# Lighting Options for Aquastart 320 Tank



## BettaNard (Jan 27, 2016)

Hi guys,

I currently have a 28 Litre (Approx 7.5 Gallon) AquaOne Aquastart 320 tank.


*Light Details*

The light it comes with is an 11W Dual Spectrum PL Bulb. One rod is 7100k White light, the other rod is 8000k red light. The whole unit is built into the hood which is *removable*. It's a 2 pin connection which is 24cm long including the pins

With 11W this equates to around 1.5 Watts per gallon. Which, to me is not much. I've recently started looking into carpet plants. 
I've bought HC Cuba by accident, not realising it's very hard to grow without CO2. So I'll be looking into easier carpet plants later down the track. I do have Lilaeopsis in there which is doing OK but probably could do better. I need better lighting so it penetrates down to the bottom of my tank. Also, my tank is slowly becoming heavily planted, so I'm going to need a stronger light.

So I'm looking for alternatives here. Looking at the Aquaone spare parts webpage, all the replacement bulbs are 11W, there are 18W bulbs but they won't fit my tank as they're designed to fit the Aquastart 500 and other bigger tanks than mine.

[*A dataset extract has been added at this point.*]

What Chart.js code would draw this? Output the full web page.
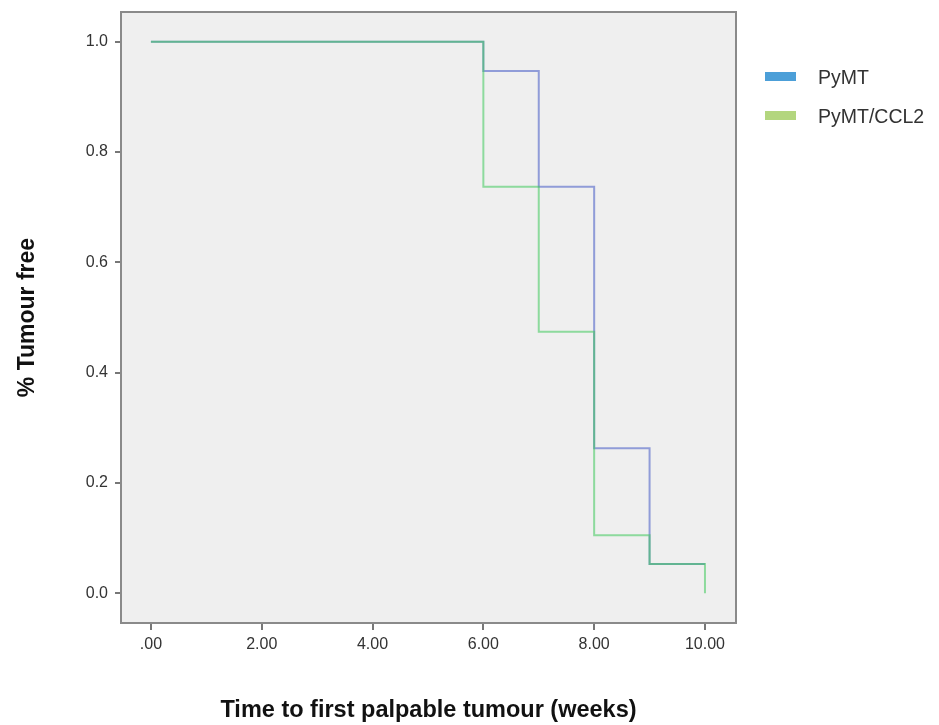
<!DOCTYPE html>
<html><head><meta charset="utf-8">
<script src="https://cdn.jsdelivr.net/npm/chart.js@4"></script>
<style>html,body{margin:0;padding:0;background:#fff}#w{width:939px;height:725px;position:relative}</style>
</head><body><div id="w"><canvas id="c" width="939" height="725"></canvas></div>
<script>
const seriesNames = ['PyMT', 'PyMT/CCL2'];
const weeks = [0, 6, 7, 8, 9, 10];
const pymt = [1.0, 0.947, 0.737, 0.263, 0.053, 0.053];
const pymtCcl2 = [1.0, 0.737, 0.474, 0.105, 0.053, 0.0];
const xTickValues = [0, 2, 4, 6, 8, 10];
const xTickLabels = ['.00', '2.00', '4.00', '6.00', '8.00', '10.00'];
const yTickValues = [0, 0.2, 0.4, 0.6, 0.8, 1.0];
const yTickLabels = ['0.0', '0.2', '0.4', '0.6', '0.8', '1.0'];
const lineColors = ['rgba(80,100,200,0.6)', 'rgba(60,200,90,0.55)'];
const legendColors = ['#4c9fd8', '#b3d67e'];

const FONT = '"Liberation Sans", Arial, sans-serif';
const toPts = (xs, ys) => xs.map((x, i) => ({x: x, y: ys[i]}));

const framePlugin = {
  id: 'frame',
  beforeDatasetsDraw(chart) {
    const {ctx, chartArea: a} = chart;
    ctx.save();
    ctx.fillStyle = '#efefef';
    ctx.fillRect(a.left, a.top, a.right - a.left, a.bottom - a.top);
    ctx.restore();
  },
  afterDraw(chart) {
    const {ctx, chartArea: a} = chart;
    ctx.save();
    ctx.strokeStyle = '#8a8a8a';
    ctx.lineWidth = 2;
    ctx.strokeRect(a.left, a.top, a.right - a.left, a.bottom - a.top);
    // legend
    ctx.font = '19.5px ' + FONT;
    ctx.textBaseline = 'middle';
    const sw = [76, 115];
    const tx = [79, 118];
    seriesNames.forEach((n, i) => {
      ctx.fillStyle = legendColors[i];
      ctx.fillRect(765, sw[i] - 4, 31, 9);
      ctx.fillStyle = '#333';
      ctx.fillText(n, 818, tx[i]);
    });
    ctx.restore();
  }
};

new Chart(document.getElementById('c'), {
  type: 'line',
  data: {
    datasets: [
      {label: seriesNames[0], data: toPts(weeks, pymt), borderColor: lineColors[0], borderWidth: 2, stepped: 'before', pointRadius: 0, fill: false, order: 1},
      {label: seriesNames[1], data: toPts(weeks, pymtCcl2), borderColor: lineColors[1], borderWidth: 2, stepped: 'before', pointRadius: 0, fill: false, order: 0}
    ]
  },
  options: {
    responsive: false,
    animation: false,
    layout: {padding: {left: 0, right: 203, top: 12, bottom: 0}},
    plugins: {legend: {display: false}, tooltip: {enabled: false}},
    scales: {
      x: {
        type: 'linear', min: -0.54, max: 10.56,
        afterFit(s) { s.height = 102; s.paddingLeft = 0; s.paddingRight = 0; },
        afterBuildTicks(s) { s.ticks = xTickValues.map(v => ({value: v})); },
        ticks: {
          padding: 5, color: '#333',
          font: {family: FONT, size: 16},
          callback: (v) => xTickLabels[xTickValues.indexOf(v)]
        },
        grid: {drawOnChartArea: false, drawTicks: true, tickLength: 7, color: '#777', lineWidth: 2},
        border: {display: false},
        title: {display: true, text: 'Time to first palpable tumour (weeks)', color: '#111',
          font: {family: FONT, size: 23.5, weight: 'bold'},
          padding: {top: 0, bottom: 0}}
      },
      y: {
        type: 'linear', min: -0.054, max: 1.054,
        afterFit(s) { s.width = 121; s.paddingTop = 0; s.paddingBottom = 0; },
        afterBuildTicks(s) { s.ticks = yTickValues.map(v => ({value: v})); },
        ticks: {
          padding: 7, color: '#333',
          font: {family: FONT, size: 16},
          callback: (v) => yTickLabels[yTickValues.findIndex(t => Math.abs(t - v) < 1e-9)]
        },
        grid: {drawOnChartArea: false, drawTicks: true, tickLength: 6, color: '#777', lineWidth: 2},
        border: {display: false},
        title: {display: true, text: '% Tumour free', color: '#111',
          font: {family: FONT, size: 23, weight: 'bold'},
          padding: {top: 14, bottom: 0}}
      }
    }
  },
  plugins: [framePlugin]
});
</script>
</body></html>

Is there some other branded bulbs with higher wattage that will fit in here? Or should I completely remove the hood and get a light unit that sits on top? The only thing is that the grey borders around the edges of the top of my tank, might make it hard for a light unit to clip on and I'm not sure I can remove the grey plastic border so that it's just all glass edges at the top.

Posting pictures up now.





































And how my planted tank looks:


----------



## BettaNard (Jan 27, 2016)

Just for some further info, I found out that these bulbs are compact T5 tubes if that helps.


----------



## BettaNard (Jan 27, 2016)

Bump


----------